Szef zespołu Ducati wierzy w Haydena

Loris Capirossi, Alex Baros a ostatnio Marco Melandri - ci motocykliści nie mogli sprawić aby motocykle Ducati o symbolach GP7 i GP8 regularnie wygrywały wyścigi. Jedynym, któremu się cały czas udaje, to Casey Stoner. Teraz szef Ducati, Livio Suppo, musi zaufać Nicky Haydenowi, który przyjdzie do włoskiej stajni z Hondy.

Paweł Krupka
Paweł Krupka

- Jestem pewny, że może się zaadaptować. Zawsze byłem zachwycony tym, że nigdy nie zmienia swojego pozytywnego nastawienia.

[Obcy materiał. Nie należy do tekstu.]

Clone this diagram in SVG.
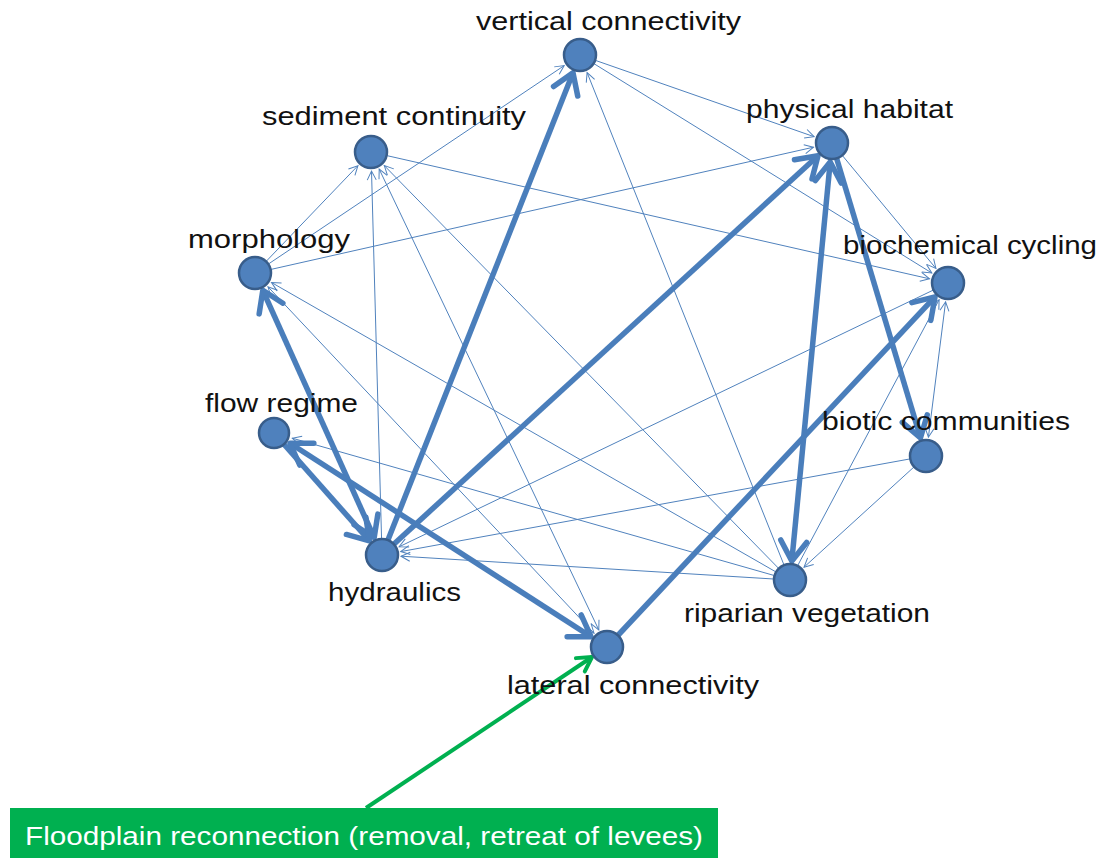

Zawsze naciska bardzo mocno i jest zawodnikiem, który udowadniał że jest w stanie przystosowywać się do różnych sytuacji i radzić sobie ze stresem. Zdobył tytuł mistrzowski dzięki pewnej, stabilnej jeździe i wierzę, że jest perfekcyjnym partnerem dla Casey’a - powiedział Suppo.

- Kiedy opuszczasz HRC (Honda Racing Corporation) teoretycznie istnieje ryzyko, że przywykłeś do miejsca, gdzie każdy chce być. Teraz sytuacja jest inna, po tym jak zdobyliśmy tytuł rok temu. Dni kiedy wszyscy myśleli że do wygrywania potrzebna jest Honda, już dawno minęły.

Suppo konsultował się ze Stonerem przed złożeniem oferty Haydenowi. - Znam Nicky'ego od dłuższego czasu, on wie że darzymy go szacunkiem. Czuję że był od początku szczęśliwy, że może do nas dołączyć. Casey myśli tak samo i wierzy, że Nicky jest najlepszym możliwym partnerem zespołowym - powiedział Włoch w wywiadzie dla motorcyclenews.com.